Не нужно было прокатывать под Новый год и позиционировать как блокбастер. Этот фильм вышел после «О чем говорят мужчины» и «О чем еще… », которые в сумме собрали миллиард. «Кролики», конечно, не артхаус, но не для всех. И «не для всех» не с гордостью, а просто так получилось. Понимая это, надо было выпускать спокойно и аккуратно. И после делать фильм для всех. Люди 1 января хотят развлекаться и получать удовольствие — хотят «Холопа», который в этом случае хорошее кино. А мы им тогда дали не развлекательное кино, а «Кроликов» — свои размышления о смерти, о страхе перед ней. Совершенно неправильно поступили: правильно, что сняли, но выпускать стоило совершенно ограниченным тиражом. «Кроликами» мы подорвали доверие людей к себе, потом долго его восстанавливали — не факт, что восстановили.
Леонид: Много того, за что не стыдно, но есть и вещи, за которые исключительно стыдно, что уж говорить. Мелочи, на которые когда-то разменялись. Очень много недочетов и недостатков… Я с собой работаю над тем, чтобы, просыпаясь утром, сначала вспоминать что-то хорошее, а потом уже самоедствовать.
«Боренькой» довольны?
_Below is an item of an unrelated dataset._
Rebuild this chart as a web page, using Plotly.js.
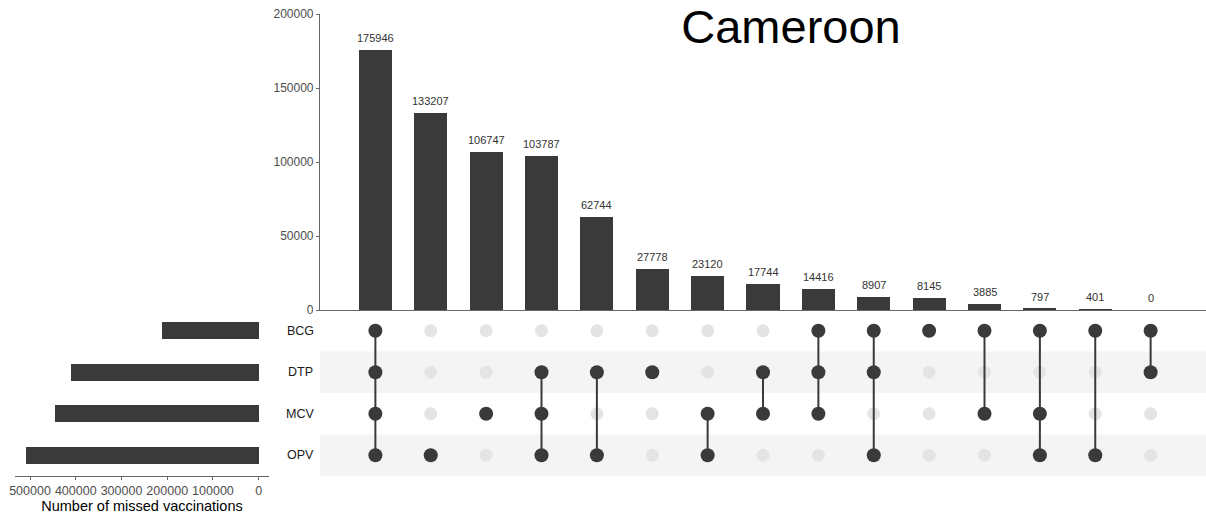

Как—никак первый сериал.
Ростислав: Как минимум мы почувствовали разницу между полным метром и сериалом. Если раньше съемочный период занимал 30 дней, за которые выходил час сорок, то сейчас за это же время — три с половиной часа. Конечно, это тяжелее.
Леонид: Слава считает, что все планомерно и хорошо набирает обороты, а я доволен с чуть более позднего момента. Оказывается, люди готовы к быстрому въезду в материал, а мы по киношной привычке все пытаемся медленно разложить, аккуратно и медленно затягивая все сюжетные линии, но в кинотеатре зритель сидит в зале, ему некуда уйти, если он не плюнул на все на десятой минуте.
Если вы спрашиваете о недочетах, то, как и в любой работе, они случались и с нашей стороны, и с режиссерской.
Леонид, в свое время, когда общественность осудила «Кроликов», вы их яростно защищали. А после выхода «Бореньки» достаточно искренни в вопросах не только побед, но и промахов с ошибками. Он что, нелюбимый ребенок?
Леонид: Может быть, я повзрослел? Да и не сдаю я его с потрохами. Мне нравится то, что мы сделали. Просто вы спросили, были ли ошибки — я честно ответил.
Один из залогов успеха фильма или сериала — дать возможность зрителю отождествить себя с героем. С «Кроликами» это сложно: герои рассуждают о чистилище… Мы переоценили кредит доверия к нам зрителя, заговорив на непонятном языке. А в «Бореньке» очень простой и доступный в хорошем смысле материал. Отождествлять себя с этими героями легко, даже не будучи в кинобизнесе, у них нормальные человеческие проблемы и рефлексии. Поэтому я по-человечески рассказываю о тех недостатках, которые были. Здесь все вполне себе воспринимаемо.
Вам все эти «Дни радио» еще не надоели? Помнится, в прошлом интервью Леонид говорил, что пора закрывать.
Ростислав: Как когда-то сказал Леша Кортнев, «есть слово “надо”, а есть слово “ела”». У нас еще, что радует, все-таки присутствует слово «хочется».